Article: Showtime! - Friday, January 10, 2003 - by Erin McKay

"When I attended SFU as a 'mature student,' I was surprised to find most of my fellow, younger students yawning through Canadian history," said Dobbie. "Having been born and raised in Scotland, where tales of Culloden and Bannockburn still stir the blood, I thought it was a pity that students here didn't feel more of the passion of their past."

To make readers more aware of that past, and to hold their attention, Dobbie chose the novel form to express her ideas and information.

"I wanted the licence to add feeling to the history of the early days through imagination, specifically as experienced by the young Hawaiian who came here as a servant of the Hudson's Bay Company," she said.

When Eagles Call tells the tale of Kimo Kanui, a young Kanaka who left his native Hawaii in the early 19th Century, at a time when thousands of his people were leaving to find work abroad.

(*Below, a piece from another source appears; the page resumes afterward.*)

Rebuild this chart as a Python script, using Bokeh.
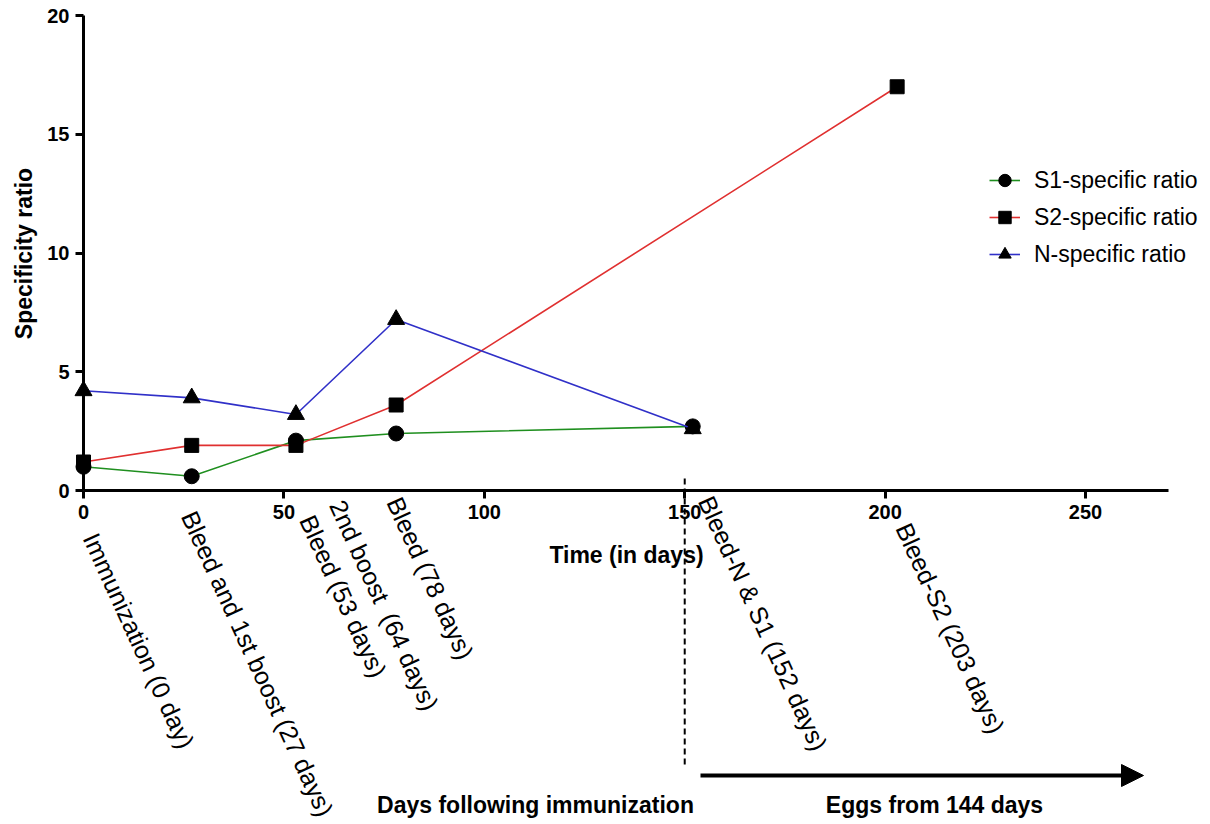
from bokeh.plotting import figure
from bokeh.models import (Range1d, FixedTicker, Legend, LegendItem, Label, Arrow, NormalHead)
from bokeh.embed import file_html
from bokeh.resources import INLINE

# ---------------- data ----------------
s1_days = [0, 27, 53, 78, 152]
s1_ratio = [1.0, 0.6, 2.1, 2.4, 2.7]
s2_days = [0, 27, 53, 78, 203]
s2_ratio = [1.2, 1.9, 1.9, 3.6, 17.0]
n_days = [0, 27, 53, 78, 152]
n_ratio = [4.2, 3.9, 3.2, 7.2, 2.6]

series_names = ["S1-specific ratio", "S2-specific ratio", "N-specific ratio"]

x_ticks = [0, 50, 100, 150, 200, 250]
y_ticks = [0, 5, 10, 15, 20]

event_days = [0, 27, 53, 64, 78, 152, 203]
event_texts = ["Immunization (0 day)", "Bleed and 1st boost (27 days)",
               "Bleed (53 days)", "2nd boost\u00a0 (64 days)", "Bleed (78 days)",
               "Bleed-N & S1 (152 days)", "Bleed-S2 (203 days)"]
eggs_start_day = 150

# ---------------- styling / layout ----------------
W, H = 1210, 824
X0_PX, X_MAX, X_MAX_PX = 83, 270.7, 1168      # where day 0 / axis end sit
Y0_PX, Y20_PX = 490, 15                        # where ratio 0 / 20 sit
PXD = (X_MAX_PX - X0_PX) / X_MAX               # px per day
PYD = (Y0_PX - Y20_PX) / 20.0                  # px per unit


def dx(px):   # screen x -> data x
    return (px - X0_PX) / PXD


def dy(py):   # screen y -> data y
    return (Y0_PX - py) / PYD


FONT = "Liberation Sans"
GREEN, RED, BLUE = "#1f8f1f", "#e03030", "#3030c8"

# pixel offsets (right, down) of each event label start from its day on the axis
event_offsets = [(7, 44), (-3, 22), (11, 26), (-3, 11), (-2, 8), (13, 7), (6, 34)]

p = figure(width=W, height=H, output_backend="svg", toolbar_location=None,
           x_range=Range1d(dx(0), dx(W)), y_range=Range1d(dy(H), dy(0)),
           min_border=0)
p.outline_line_color = None
p.xgrid.visible = False
p.ygrid.visible = False
p.background_fill_color = "white"
p.border_fill_color = "white"

for ax in (p.xaxis[0], p.yaxis[0]):
    ax.axis_line_width = 3
    ax.major_tick_line_width = 3
    ax.major_tick_out = 8
    ax.major_tick_in = 0
    ax.minor_tick_line_color = None
    ax.major_label_text_font = FONT
    ax.major_label_text_font_style = "bold"
    ax.major_label_text_font_size = "20px"
    ax.major_label_text_color = "black"
    ax.major_label_standoff = 6

p.xaxis.ticker = FixedTicker(ticks=x_ticks)
p.yaxis.ticker = FixedTicker(ticks=y_ticks)
p.xaxis.bounds = (0, X_MAX)
p.yaxis.bounds = (0, 20)
p.xaxis.fixed_location = 0
p.yaxis.fixed_location = 0

series = [(s1_days, s1_ratio, GREEN, "circle", 15),
          (s2_days, s2_ratio, RED, "square", 14),
          (n_days, n_ratio, BLUE, "triangle", 17)]
items = []
for (xs, ys, col, mk, sz), name in zip(series, series_names):
    ln = p.line(xs, ys, line_color=col, line_width=1.6)
    sc = p.scatter(xs, ys, marker=mk, size=sz, fill_color="black", line_color="black")
    items.append(LegendItem(label=name, renderers=[ln, sc]))

legend = Legend(items=items, location=(989, H - 271), glyph_width=31, glyph_height=34,
                label_height=34, spacing=3, padding=0, margin=0, label_standoff=14,
                label_text_font=FONT, label_text_font_size="23px", label_text_color="black",
                border_line_color=None, background_fill_alpha=0)
p.add_layout(legend)


def text_label(**kw):
    kw.setdefault("text_font", FONT)
    kw.setdefault("text_color", "black")
    return Label(**kw)


# axis titles
p.add_layout(text_label(x=dx(23), y=dy(253), text="Specificity ratio",
                        angle=90, angle_units="deg", text_align="center", text_baseline="middle",
                        text_font_style="bold", text_font_size="23px"))
p.add_layout(text_label(x=dx(626), y=dy(554), text="Time (in days)",
                        text_align="center", text_baseline="middle",
                        text_font_style="bold", text_font_size="23px"))

# event labels
for d, t, (ox, oy) in zip(event_days, event_texts, event_offsets):
    p.add_layout(text_label(x=d, y=0, x_offset=ox, y_offset=-oy, text=t,
                            angle=-65.5, angle_units="deg", text_align="left",
                            text_baseline="middle", text_font_size="25px"))

# dashed separator and eggs arrow
p.add_layout(Arrow(end=None, x_start=eggs_start_day, y_start=dy(478),
                   x_end=eggs_start_day, y_end=dy(768),
                   line_dash="6 4", line_width=2, line_color="black"))
p.add_layout(Arrow(end=NormalHead(size=22, fill_color="black", line_color="black"),
                   x_start=dx(700), y_start=dy(775), x_end=dx(1143), y_end=dy(775),
                   line_width=4, line_color="black"))

p.add_layout(text_label(x=dx(535), y=dy(804), text="Days following immunization",
                        text_align="center", text_baseline="middle",
                        text_font_style="bold", text_font_size="23px"))
p.add_layout(text_label(x=dx(934), y=dy(804), text="Eggs from 144 days",
                        text_align="center", text_baseline="middle",
                        text_font_style="bold", text_font_size="23px"))

open("out.html", "w").write(file_html(p, INLINE))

Kimo signs on with the Hudson's Bay Company and is sent as a labourer to Fort Langley, where he encounters the wild men of the fur brigades, and falls in love with a woman who is half Kwantlen, half French Canadian.

"I have taken liberties with dates and events, altering as necessary to accommodate the plot," said Dobbie, who has worked as a volunteer docent at the Langley Centennial Museum for 10 years. "It's not a definitive history of our area. Rather, it is a fictionalized account of the journey of a young man who, though his trials and tribulations, comes to maturity and finds his place in the world through overcoming the challenges and hardship of Langley's early days."

When Eagles Call will be available through Ronsdale Press March 2003.